Written task: Repeat the listing exactly as given, omitting every image.

Data section:
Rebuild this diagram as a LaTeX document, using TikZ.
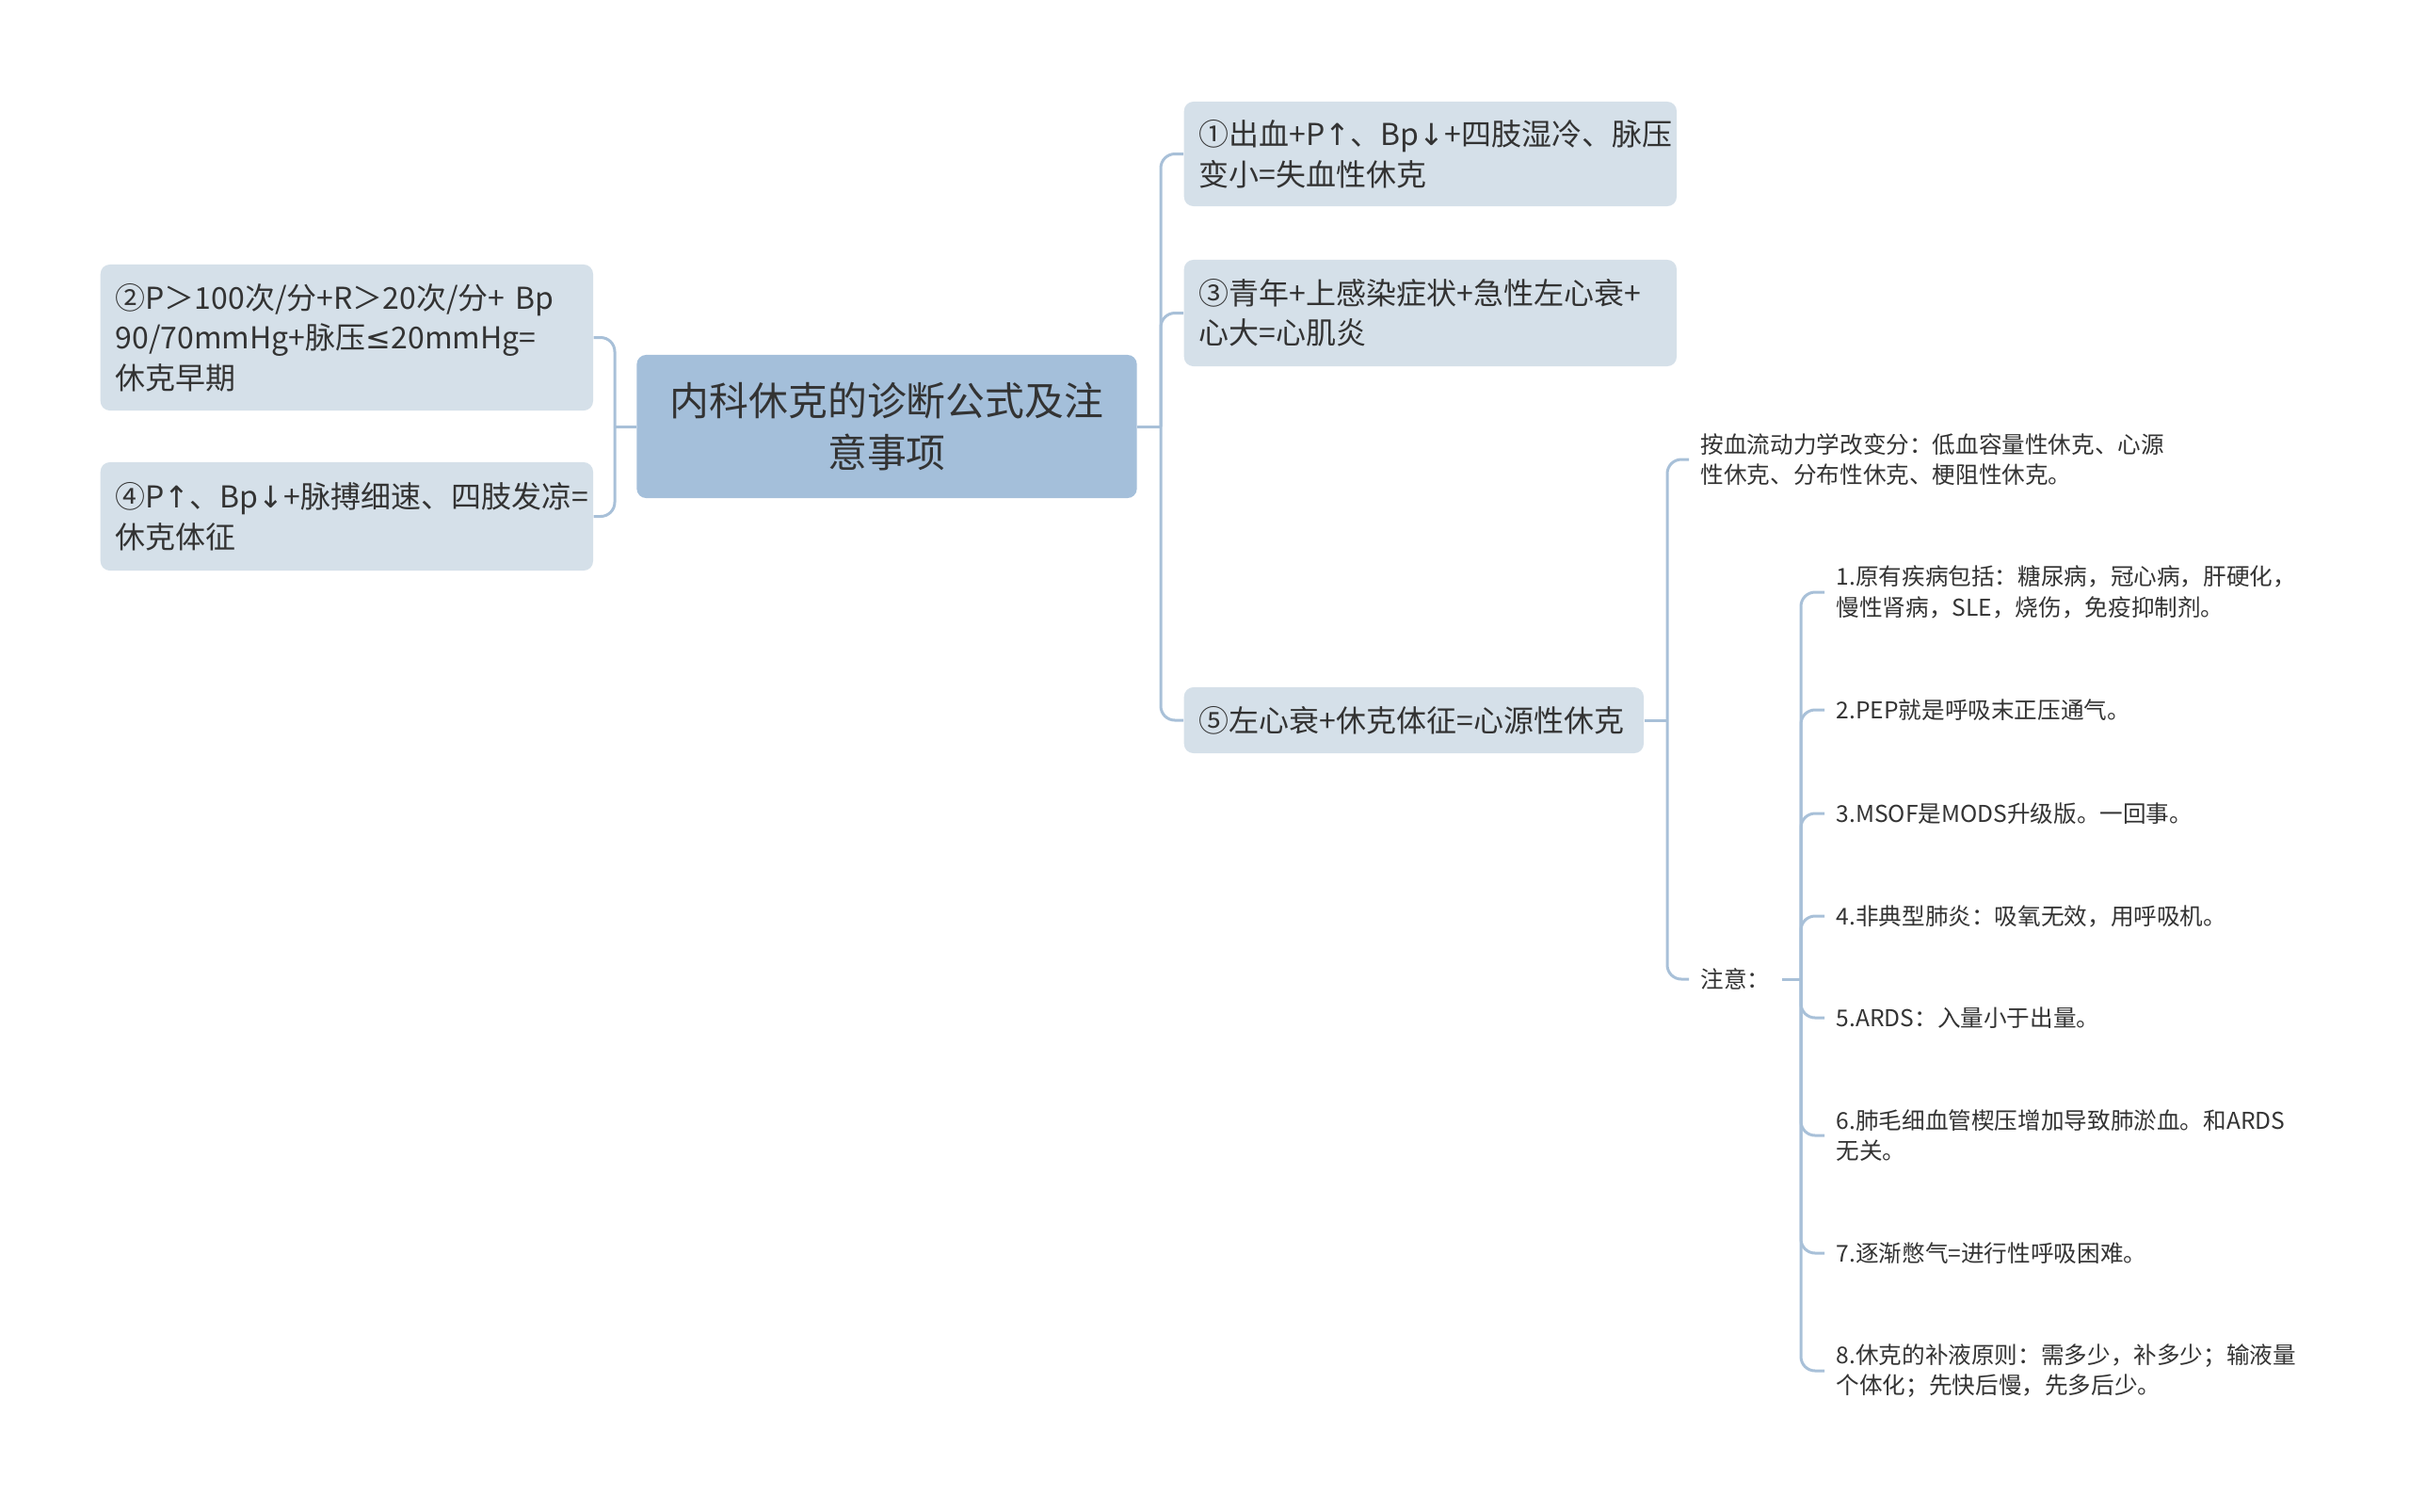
\documentclass[tikz,border=0pt]{standalone}
\usepackage{fontspec}
\setmainfont{Noto Sans CJK SC}
\newfontfamily\symfont{DejaVu Sans}
\usepackage{xcolor}
\definecolor{rootfill}{HTML}{A4BFDA}
\definecolor{boxfill}{HTML}{D5E0E9}
\definecolor{linecol}{HTML}{A8C0D8}
\definecolor{txt}{HTML}{333333}
\newcommand{\up}{{\symfont ↑}}
\newcommand{\down}{{\symfont ↓}}
\newcommand{\atmost}{{\symfont ≤}}

\begin{document}
\begin{tikzpicture}[x=0.01cm,y=-0.01cm,
    root/.style={fill=rootfill, text=txt, rounded corners=0.1cm, align=center, minimum width=5.31cm, minimum height=1.52cm, font=\fontsize{11.9}{15.7}\selectfont},
    topic/.style={fill=boxfill, text=txt, rounded corners=0.1cm, align=left, anchor=west, inner xsep=0.16cm, font=\fontsize{9.1}{12.1}\selectfont},
    leaf/.style={text=txt, anchor=west, align=left, inner xsep=0.12cm, font=\fontsize{7}{9.3}\selectfont},
    conn/.style={draw=linecol, line width=0.03cm},
    elbow/.style={conn, rounded corners=0.15cm}]

    \useasboundingbox (0,0) rectangle (2560,1605);

    % Central topic
    \node[root] (root) at (942,453) {内科休克的诊断公式及注\\意事项};

    % Left branches
    \node[topic, text width=4.91cm, minimum height=1.55cm] (early) at (106,358.5) {②P＞100次/分+R＞20次/分+~Bp\\90/70mmHg+脉压\atmost20mmHg=\\休克早期};
    \node[topic, text width=4.91cm, minimum height=1.15cm] (signs) at (106,548.5) {④P\up、Bp\down+脉搏细速、四肢发凉=\\休克体征};

    % Right branches
    \node[topic, text width=4.91cm, minimum height=1.11cm] (bleed) at (1257,163.5) {①出血+P\up、Bp\down+四肢湿冷、脉压\\变小=失血性休克};
    \node[topic, text width=4.91cm, minimum height=1.13cm] (myo) at (1257,332.5) {③青年+上感染症状+急性左心衰+\\心大=心肌炎};
    \node[topic, text width=4.56cm, minimum height=0.70cm] (cardio) at (1257,765) {⑤左心衰+休克体征=心源性休克};

    % Under the fifth branch
    \node[leaf] (hemo) at (1794,488) {按血流动力学改变分：低血容量性休克、心源\\性休克、分布性休克、梗阻性休克。};
    \node[leaf] (note) at (1794,1040) {注意：};

    % Notes
    \node[leaf] (n1) at (1938,629) {1.原有疾病包括：糖尿病，冠心病，肝硬化，\\慢性肾病，SLE，烧伤，免疫抑制剂。};
    \node[leaf] (n2) at (1938,754) {2.PEP就是呼吸末正压通气。};
    \node[leaf] (n3) at (1938,864) {3.MSOF是MODS升级版。一回事。};
    \node[leaf] (n4) at (1938,973) {4.非典型肺炎：吸氧无效，用呼吸机。};
    \node[leaf] (n5) at (1938,1081) {5.ARDS：入量小于出量。};
    \node[leaf] (n6) at (1938,1206) {6.肺毛细血管楔压增加导致肺淤血。和ARDS\\无关。};
    \node[leaf] (n7) at (1938,1331) {7.逐渐憋气=进行性呼吸困难。};
    \node[leaf] (n8) at (1938,1456) {8.休克的补液原则：需多少，补多少；输液量\\个体化；先快后慢，先多后少。};

    % Connectors from the central topic
    \coordinate (rj) at (1233,453);
    \coordinate (lj) at (653,453);
    \draw[conn] (root.east) -- (rj);
    \draw[elbow] (rj) |- (bleed.west);
    \draw[elbow] (rj) |- (myo.west);
    \draw[elbow] (rj) |- (cardio.west);
    \draw[conn] (root.west) -- (lj);
    \draw[elbow] (lj) |- (early.east);
    \draw[elbow] (lj) |- (signs.east);

    % Connectors from the fifth branch
    \coordinate (cj) at (1771,765);
    \draw[conn] (cardio.east) -- (cj);
    \draw[elbow] (cj) |- (hemo.west);
    \draw[elbow] (cj) |- (note.west);

    % Connectors to the notes
    \coordinate (nj) at (1913,1040);
    \draw[conn] (note.east) -- (nj);
    \draw[elbow] (nj) |- (n1.west);
    \draw[elbow] (nj) |- (n2.west);
    \draw[elbow] (nj) |- (n3.west);
    \draw[elbow] (nj) |- (n4.west);
    \draw[elbow] (nj) |- (n5.west);
    \draw[elbow] (nj) |- (n6.west);
    \draw[elbow] (nj) |- (n7.west);
    \draw[elbow] (nj) |- (n8.west);

\end{tikzpicture}
\end{document}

Task result:
Rebuild this diagram as a LaTeX document, using TikZ.
\documentclass[tikz,border=0pt]{standalone}
\usepackage{fontspec}
\setmainfont{Noto Sans CJK SC}
\newfontfamily\symfont{DejaVu Sans}
\usepackage{xcolor}
\definecolor{rootfill}{HTML}{A4BFDA}
\definecolor{boxfill}{HTML}{D5E0E9}
\definecolor{linecol}{HTML}{A8C0D8}
\definecolor{txt}{HTML}{333333}
\newcommand{\up}{{\symfont ↑}}
\newcommand{\down}{{\symfont ↓}}
\newcommand{\atmost}{{\symfont ≤}}

\begin{document}
\begin{tikzpicture}[x=0.01cm,y=-0.01cm,
    root/.style={fill=rootfill, text=txt, rounded corners=0.1cm, align=center, minimum width=5.31cm, minimum height=1.52cm, font=\fontsize{11.9}{15.7}\selectfont},
    topic/.style={fill=boxfill, text=txt, rounded corners=0.1cm, align=left, anchor=west, inner xsep=0.16cm, font=\fontsize{9.1}{12.1}\selectfont},
    leaf/.style={text=txt, anchor=west, align=left, inner xsep=0.12cm, font=\fontsize{7}{9.3}\selectfont},
    conn/.style={draw=linecol, line width=0.03cm},
    elbow/.style={conn, rounded corners=0.15cm}]

    \useasboundingbox (0,0) rectangle (2560,1605);

    % Central topic
    \node[root] (root) at (942,453) {内科休克的诊断公式及注\\意事项};

    % Left branches
    \node[topic, text width=4.91cm, minimum height=1.55cm] (early) at (106,358.5) {②P＞100次/分+R＞20次/分+~Bp\\90/70mmHg+脉压\atmost20mmHg=\\休克早期};
    \node[topic, text width=4.91cm, minimum height=1.15cm] (signs) at (106,548.5) {④P\up、Bp\down+脉搏细速、四肢发凉=\\休克体征};

    % Right branches
    \node[topic, text width=4.91cm, minimum height=1.11cm] (bleed) at (1257,163.5) {①出血+P\up、Bp\down+四肢湿冷、脉压\\变小=失血性休克};
    \node[topic, text width=4.91cm, minimum height=1.13cm] (myo) at (1257,332.5) {③青年+上感染症状+急性左心衰+\\心大=心肌炎};
    \node[topic, text width=4.56cm, minimum height=0.70cm] (cardio) at (1257,765) {⑤左心衰+休克体征=心源性休克};

    % Under the fifth branch
    \node[leaf] (hemo) at (1794,488) {按血流动力学改变分：低血容量性休克、心源\\性休克、分布性休克、梗阻性休克。};
    \node[leaf] (note) at (1794,1040) {注意：};

    % Notes
    \node[leaf] (n1) at (1938,629) {1.原有疾病包括：糖尿病，冠心病，肝硬化，\\慢性肾病，SLE，烧伤，免疫抑制剂。};
    \node[leaf] (n2) at (1938,754) {2.PEP就是呼吸末正压通气。};
    \node[leaf] (n3) at (1938,864) {3.MSOF是MODS升级版。一回事。};
    \node[leaf] (n4) at (1938,973) {4.非典型肺炎：吸氧无效，用呼吸机。};
    \node[leaf] (n5) at (1938,1081) {5.ARDS：入量小于出量。};
    \node[leaf] (n6) at (1938,1206) {6.肺毛细血管楔压增加导致肺淤血。和ARDS\\无关。};
    \node[leaf] (n7) at (1938,1331) {7.逐渐憋气=进行性呼吸困难。};
    \node[leaf] (n8) at (1938,1456) {8.休克的补液原则：需多少，补多少；输液量\\个体化；先快后慢，先多后少。};

    % Connectors from the central topic
    \coordinate (rj) at (1233,453);
    \coordinate (lj) at (653,453);
    \draw[conn] (root.east) -- (rj);
    \draw[elbow] (rj) |- (bleed.west);
    \draw[elbow] (rj) |- (myo.west);
    \draw[elbow] (rj) |- (cardio.west);
    \draw[conn] (root.west) -- (lj);
    \draw[elbow] (lj) |- (early.east);
    \draw[elbow] (lj) |- (signs.east);

    % Connectors from the fifth branch
    \coordinate (cj) at (1771,765);
    \draw[conn] (cardio.east) -- (cj);
    \draw[elbow] (cj) |- (hemo.west);
    \draw[elbow] (cj) |- (note.west);

    % Connectors to the notes
    \coordinate (nj) at (1913,1040);
    \draw[conn] (note.east) -- (nj);
    \draw[elbow] (nj) |- (n1.west);
    \draw[elbow] (nj) |- (n2.west);
    \draw[elbow] (nj) |- (n3.west);
    \draw[elbow] (nj) |- (n4.west);
    \draw[elbow] (nj) |- (n5.west);
    \draw[elbow] (nj) |- (n6.west);
    \draw[elbow] (nj) |- (n7.west);
    \draw[elbow] (nj) |- (n8.west);

\end{tikzpicture}
\end{document}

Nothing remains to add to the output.